The SEC has plucked a few assistants from the ACC this offseason. Mississippi State hired away Louisville defensive coordinator Todd Grantham. LSU got Pittsburgh offensive coordinator Matt Canada, who spent the past four years at two ACC jobs.

With a more rabid fan base, the SEC still has more money than the ACC, which plans to launch a TV network with ESPN by 2019. In 2006-07, the ACC had a higher average payout to its schools ($11.5 million) than the SEC did ($11 million). By 2014-15, the most recent available year for tax records, the SEC distributed about $32.7 million to schools and the ACC paid out roughly $27 million. Money helps, but it only goes so far.
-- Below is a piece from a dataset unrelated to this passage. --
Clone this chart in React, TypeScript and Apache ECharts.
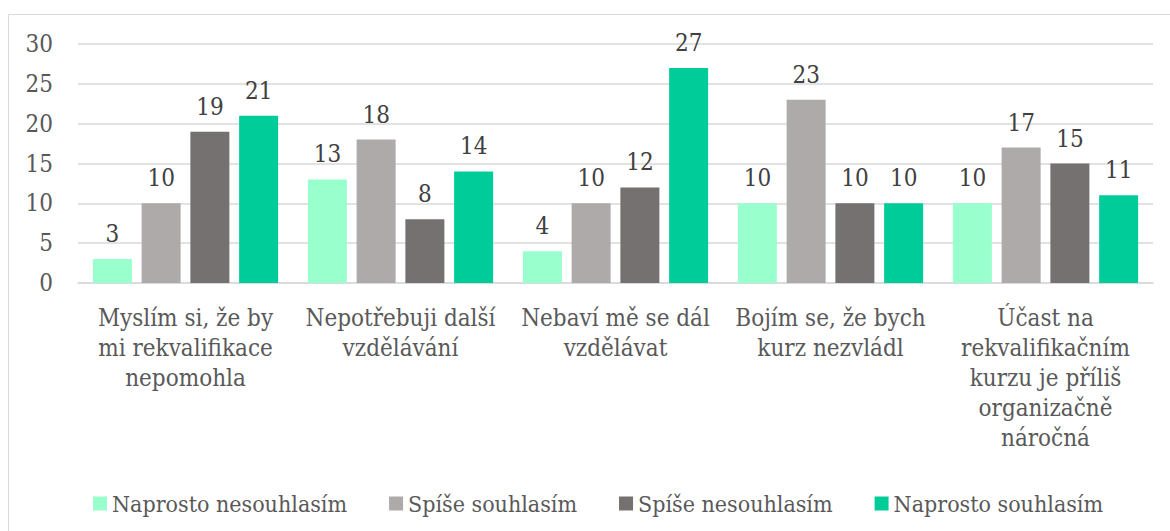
import React, { useEffect, useRef } from "react";
import * as echarts from "echarts";

const categories = [
  "Myslím si, že by\nmi rekvalifikace\nnepomohla",
  "Nepotřebuji další\nvzdělávání",
  "Nebaví mě se dál\nvzdělávat",
  "Bojím se, že bych\nkurz nezvládl",
  "Účast na\nrekvalifikačním\nkurzu je příliš\norganizačně\nnáročná",
];
const seriesNames = [
  "Naprosto nesouhlasím",
  "Spíše souhlasím",
  "Spíše nesouhlasím",
  "Naprosto souhlasím",
];
const naprostoNesouhlasim = [3, 13, 4, 10, 10];
const spiseSouhlasim = [10, 18, 10, 23, 17];
const spiseNesouhlasim = [19, 8, 12, 10, 15];
const naprostoSouhlasim = [21, 14, 27, 10, 11];
const colors = ["#99FFCC", "#AEAAAA", "#767171", "#00CC99"];

const FONT = "DejaVu Serif Condensed";

export default function App() {
  const ref = useRef<HTMLDivElement>(null);
  useEffect(() => {
    if (!ref.current) return;
    const chart = echarts.init(ref.current, undefined, { renderer: "svg" });
    const values = [naprostoNesouhlasim, spiseSouhlasim, spiseNesouhlasim, naprostoSouhlasim];
    chart.setOption({
      animation: false,
      textStyle: { fontFamily: FONT },
      graphic: [
        {
          type: "rect",
          shape: { x: 8.5, y: 14.5, width: 1200, height: 600 },
          style: { fill: "none", stroke: "#d9d9d9", lineWidth: 1 },
          silent: true,
        },
      ],
      grid: { left: 78, right: 17, top: 44, bottom: 248, containLabel: false },
      legend: {
        left: 88,
        top: 487,
        itemWidth: 14,
        itemHeight: 14,
        itemGap: 42,
        icon: "rect",
        textStyle: { fontFamily: FONT, fontSize: 23, color: "#595959" },
        data: seriesNames,
      },
      xAxis: {
        type: "category",
        data: categories,
        axisLine: { lineStyle: { color: "#d9d9d9", width: 1.5 } },
        axisTick: { show: false },
        axisLabel: {
          interval: 0,
          fontFamily: FONT,
          fontSize: 24,
          lineHeight: 30,
          color: "#595959",
          margin: 20,
        },
      },
      yAxis: {
        type: "value",
        min: 0,
        max: 30,
        interval: 5,
        axisLine: { show: false },
        axisTick: { show: false },
        splitLine: { lineStyle: { color: "#d9d9d9", width: 1.5 } },
        axisLabel: { fontFamily: FONT, fontSize: 24, color: "#595959", margin: 25 },
      },
      series: seriesNames.map((name, i) => ({
        name,
        type: "bar",
        data: values[i],
        barWidth: 39,
        barGap: "25%",
        itemStyle: { color: colors[i] },
        label: {
          show: true,
          position: "top",
          distance: 13,
          fontFamily: FONT,
          fontSize: 24,
          color: "#404040",
        },
      })),
    });
    return () => chart.dispose();
  }, []);
  return (
    <div
      ref={ref}
      style={{ position: "absolute", left: 0, top: 0, width: 1170, height: 531 }}
    />
  );
}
"You don't want to play a team from this conference," Swinney said of the ACC, which went 16-6 vs. the SEC and Big Ten in 2016. "You just don't. I don't care -- name one. That's why we're ready. That's why we're ready to go play Oklahoma two years in a row. That's why we're ready to go play Ohio State two out of the last four years. We're ready because of what we see week in and week out in this conference."

The SEC won't fall off the face of the Earth, but the axis no longer solely revolves around it. The ACC won't always be this good in football, but the blueprint is now available for more sustained success than the last extended period when the conference could boast.

Hire better coaches. Pick the right quarterbacks. Create a larger league for TV money. Win more high-profile games. Commit more to football, the sport that dominates the economic structure of college sports, and still rack up NCAA Tournament success in basketball.

"I think the narrative of ACC football has changed over the last five years," Swofford said, "and it needed to."